## Step 1

This block imports core libraries needed for data manipulation and processing. Pandas is essential for handling tabular data and merging datasets. The `os` library is used to check file existence, ensuring smooth I/O operations.

### What it Does
- Imports `pandas` as `pd` for DataFrame operations.
- Imports `os` for checking file presence and manipulating file paths.

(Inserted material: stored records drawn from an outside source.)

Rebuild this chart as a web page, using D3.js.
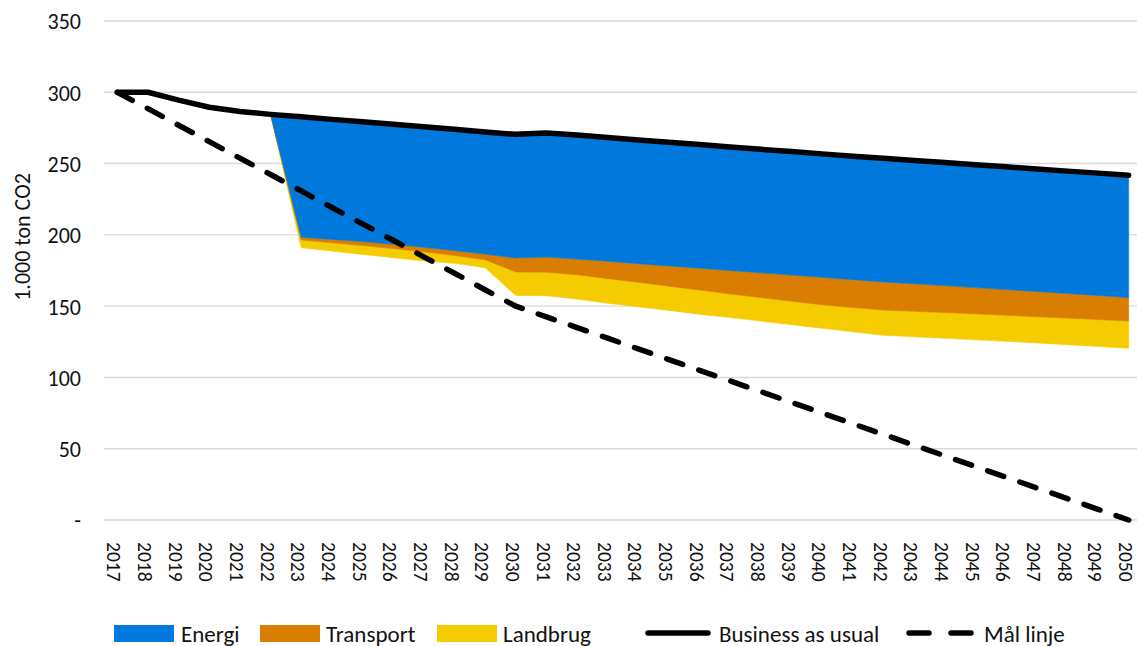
<!DOCTYPE html>
<html>
<head>
<meta charset="utf-8">
<script src="https://cdn.jsdelivr.net/npm/d3@7"></script>
<style>
  html, body { margin: 0; padding: 0; background: #fff; }
  svg { display: block; }
  text { font-family: Carlito, Lato, "Open Sans", sans-serif; fill: #111; }
</style>
</head>
<body>
<svg id="chart" width="1137" height="646"></svg>
<script>
// Years on the category axis
const years = [2017, 2018, 2019, 2020, 2021, 2022, 2023, 2024, 2025, 2026, 2027, 2028,
  2029, 2030, 2031, 2032, 2033, 2034, 2035, 2036, 2037, 2038, 2039, 2040, 2041, 2042,
  2043, 2044, 2045, 2046, 2047, 2048, 2049, 2050];

// Remaining emissions after all reductions (unfilled base of the stack)
const rest = [300, 300, 294.5, 289.5, 286.5, 284.5, 191, 188.7, 186.3, 184, 181.7, 180,
  177, 157.5, 157.3, 155, 152, 149.5, 147, 144.3, 142, 139.5, 137, 134.5, 132, 129.5,
  128.5, 127.5, 126.4, 125.3, 124.2, 123, 121.7, 120.4];

// Reductions per sector (1.000 ton CO2)
const landbrug = [0, 0, 0, 0, 0, 0, 5.4, 5.8, 6.2, 6.4, 6.5, 5.5, 5.5, 16.5, 16.5, 17,
  17.3, 17.2, 17, 17, 16.5, 16.5, 16.5, 16.5, 17, 17.8, 17.9, 18, 18.2, 18.3, 18.4,
  18.6, 18.9, 19.2];
const transport = [0, 0, 0, 0, 0, 0, 1.9, 2.3, 2.8, 3.0, 3.1, 3.5, 4.0, 9.8, 10.6, 11,
  12.2, 13.1, 14.2, 15.3, 16.5, 17.4, 18.3, 19.2, 19.6, 19.7, 19.3, 18.9, 18.4, 18,
  17.7, 17.3, 16.9, 16.4];
const energi = [0, 0, 0, 0, 0, 0, 84.5, 84.2, 84.0, 84.2, 84.5, 85, 85.7, 86.7, 87.1,
  87, 86.8, 86.8, 86.8, 86.7, 86.7, 86.6, 86.6, 86.6, 86.6, 86.7, 86.5, 86.3, 86.2,
  86.1, 85.9, 85.8, 85.8, 85.8];

// Business as usual projection
const bau = [300, 300, 294.5, 289.5, 286.5, 284.5, 282.8, 281, 279.3, 277.6, 275.8, 274,
  272.2, 270.5, 271.5, 270, 268.3, 266.6, 265, 263.3, 261.7, 260, 258.4, 256.8, 255.2,
  253.7, 252.2, 250.7, 249.2, 247.7, 246.2, 244.7, 243.3, 241.8];

// Target path (Mål linje)
const maal = [300, 288.5, 276.9, 265.4, 253.8, 242.3, 230.8, 219.2, 207.7, 196.2, 184.6,
  173.1, 161.5, 150, 142.5, 135, 127.5, 120, 112.5, 105, 97.5, 90, 82.5, 75, 67.5, 60,
  52.5, 45, 37.5, 30, 22.5, 15, 7.5, 0];

const yTicks = [0, 50, 100, 150, 200, 250, 300, 350];

const colors = { Energi: "#0078DC", Transport: "#D97E00", Landbrug: "#F5CC00" };
const fontStack = "Carlito, Lato, 'Open Sans', sans-serif";

const svg = d3.select("#chart");
const plot = { left: 102, right: 1144, top: 21, bottom: 520 };

const x = d3.scaleBand().domain(years).range([plot.left, plot.right]).padding(0);
const xc = d => x(d) + x.bandwidth() / 2;
const y = d3.scaleLinear().domain([0, 350]).range([plot.bottom, plot.top]);

// Gridlines
svg.append("g")
  .selectAll("line")
  .data(yTicks)
  .join("line")
  .attr("x1", 104)
  .attr("x2", 1137)
  .attr("y1", d => y(d))
  .attr("y2", d => y(d))
  .attr("stroke", "#d9d9d9")
  .attr("stroke-width", 1.4);

// Y axis labels
const yAxis = d3.axisLeft(y)
  .tickValues(yTicks)
  .tickSize(0)
  .tickPadding(0)
  .tickFormat(d => d === 0 ? "-" : d3.format("d")(d));
const gy = svg.append("g").attr("transform", "translate(81,0)").call(yAxis);
gy.select(".domain").remove();
gy.selectAll("text")
  .attr("font-size", 22)
  .attr("dy", "0.36em")
  .attr("fill", "#111")
  .style("font-family", fontStack);

// Y axis title
svg.append("text")
  .attr("transform", "translate(30,237) rotate(-90)")
  .attr("text-anchor", "middle")
  .attr("font-size", 22)
  .text("1.000 ton CO2");

// X axis labels (rotated)
const xAxis = d3.axisBottom(x).tickSize(0).tickPadding(0);
const gx = svg.append("g").attr("transform", `translate(-3,${plot.bottom})`).call(xAxis);
gx.select(".domain").remove();
gx.selectAll("text")
  .attr("font-size", 19.5)
  .attr("fill", "#111")
  .style("font-family", fontStack)
  .attr("text-anchor", "start")
  .attr("transform", "translate(0,22) rotate(90)")
  .attr("x", 0)
  .attr("y", 0)
  .attr("dy", "0.35em");

// Stacked areas: remaining emissions (unfilled) + sector reductions
const table = years.map((yr, i) => ({
  year: yr, Rest: rest[i], Landbrug: landbrug[i], Transport: transport[i], Energi: energi[i]
}));
const stack = d3.stack().keys(["Rest", "Landbrug", "Transport", "Energi"]);
const layers = stack(table);

const area = d3.area()
  .x(d => xc(d.data.year))
  .y0(d => y(d[0]))
  .y1(d => y(d[1]));

svg.append("g")
  .selectAll("path")
  .data(layers.filter(l => l.key !== "Rest"))
  .join("path")
  .attr("d", area)
  .attr("fill", l => colors[l.key])
  .attr("stroke", l => colors[l.key])
  .attr("stroke-width", 0.6);

// Business as usual line
const line = d3.line().x((d, i) => xc(years[i])).y(d => y(d));
svg.append("path")
  .attr("d", line(bau))
  .attr("fill", "none")
  .attr("stroke", "#000")
  .attr("stroke-width", 5.5)
  .attr("stroke-linejoin", "round")
  .attr("stroke-linecap", "round");

// Target line
svg.append("path")
  .attr("d", line(maal))
  .attr("fill", "none")
  .attr("stroke", "#000")
  .attr("stroke-width", 5.5)
  .attr("stroke-dasharray", "17,17")
  .attr("stroke-linecap", "round");

// Legend
const legend = svg.append("g");
const legendY = 633;
const baseY = 641.5;
const boxes = [
  { name: "Energi", x: 114, tx: 181 },
  { name: "Transport", x: 260, tx: 326 },
  { name: "Landbrug", x: 437, tx: 503 }
];
boxes.forEach(b => {
  legend.append("rect")
    .attr("x", b.x).attr("y", 625).attr("width", 60).attr("height", 17)
    .attr("fill", colors[b.name]);
  legend.append("text")
    .attr("x", b.tx).attr("y", baseY)
    .attr("font-size", 23).text(b.name);
});
legend.append("line")
  .attr("x1", 648).attr("x2", 708).attr("y1", legendY).attr("y2", legendY)
  .attr("stroke", "#000").attr("stroke-width", 5.5).attr("stroke-linecap", "round");
legend.append("text")
  .attr("x", 719).attr("y", baseY)
  .attr("font-size", 23).text("Business as usual");
legend.append("line")
  .attr("x1", 909).attr("x2", 973).attr("y1", legendY).attr("y2", legendY)
  .attr("stroke", "#000").attr("stroke-width", 5.5)
  .attr("stroke-dasharray", "20,22").attr("stroke-linecap", "round");
legend.append("text")
  .attr("x", 984).attr("y", baseY)
  .attr("font-size", 23).text("Mål linje");
</script>
</body>
</html>
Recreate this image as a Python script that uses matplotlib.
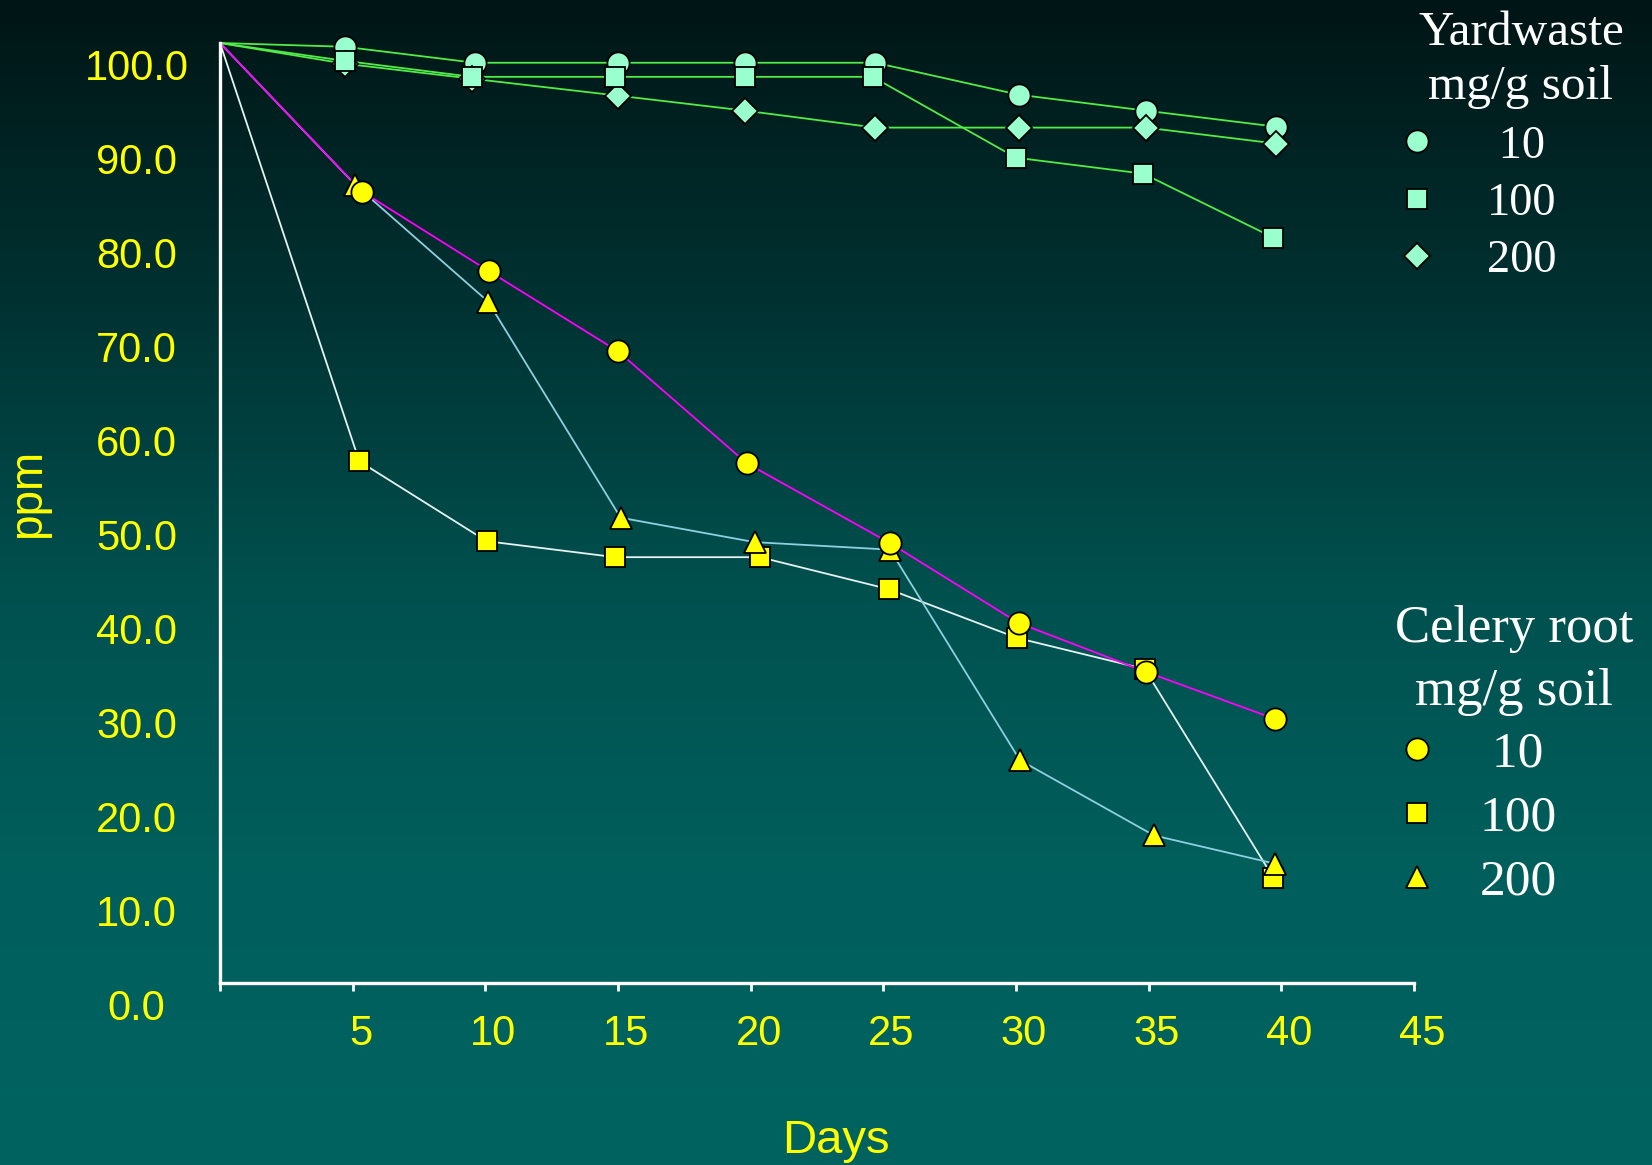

**Pandas is essential for working with tabular (table-like) data in Python.**

In [27]:
import pandas as pd
import os

## Step 2
IMDb distributes its datasets in TSV (Tab-Separated Values) format. These datasets contain information about movies, ratings, and names. Loading these files is the first step in preprocessing.

### What it Does
- Reads three  `.tsv` files into pandas DataFrames.
- Assigns column names automatically from the headers.

### Variables
- `name_basics`: Contains people’s names and their professions.
- `title_basics`: Contains movie title information, including genres.
- `title_ratings`: Contains movie ratings and vote counts.

### Parameters
- `sep="\t"` tells pandas that the columns are separated by a tab character (TSV format).
- `low_memory=False` forces Pandas to read the entire file into memory to prevent dtype warnings.

In [33]:
name_basics = pd.read_csv("name.basics.tsv", sep="\t", low_memory=False)
title_basics = pd.read_csv("title.basics.tsv", sep="\t", low_memory=False)
title_ratings = pd.read_csv("title.ratings.tsv", sep="\t", low_memory=False)

## Step 3
We want only essential columns that contribute to the recommendation logic. Columns like birth/death year and original title are not relevant for movie suggestion.

### What it Does
- Drops irrelevant columns from each of the three datasets using column subsetting.
- Filters only movies from `title_basics` by checking for 'movie' in `titleType`.

### Variables
- Modified `name_basics`, `title_basics`, and `title_ratings` DataFrames with reduced columns.

In [35]:
name_basics = name_basics[["nconst", "primaryName", "knownForTitles"]]
title_ratings = title_ratings[["tconst", "averageRating", "numVotes"]]
title_basics = title_basics[title_basics["titleType"] == "movie"]
title_basics = title_basics[["tconst", "primaryTitle", "genres"]]

## Step 4
Many actors/creators are linked to multiple movies. So we must expand these relationships for better linking between movie and contributor.

### What it Does
- Fills nulls in `knownForTitles` column with an empty string.
- Splits titles into a list for each person to handle people known for multiple movies.
- Uses `explode` to create one row per movie-person link. Necessary to join people and movies properly.

### Variables
- `name_basics`: Expanded so each row has one movie-person link.

In [37]:
name_basics["knownForTitles"] = name_basics["knownForTitles"].fillna("")
name_basics["knownForTitles"] = name_basics["knownForTitles"].str.split(",")
name_basics = name_basics.explode("knownForTitles")
name_basics = name_basics.rename(columns={"knownForTitles": "tconst"})

## Step 5
Now that all datasets are aligned on `tconst`, we merge them to build a unified movie record that includes title, rating, and person info.

### What it Does
- Performs inner joins on `tconst` to keep only valid movies across all datasets.

### Variables
- `merged_imdb_df`: Fully joined DataFrame used for modeling.

In [39]:
merged_imdb_df = pd.merge(title_basics, title_ratings, on="tconst")
merged_imdb_df = pd.merge(merged_imdb_df, name_basics, on="tconst")

## Step 6
Saving preprocessed datasets so they can be reused across training scripts.

### What it Does
- Saves the final merged DataFrame to a CSV file.

### Variables
- Output file: `merged_imdb_data.csv`

In [41]:
merged_imdb_df.to_csv("merged_imdb_data.csv", index=False)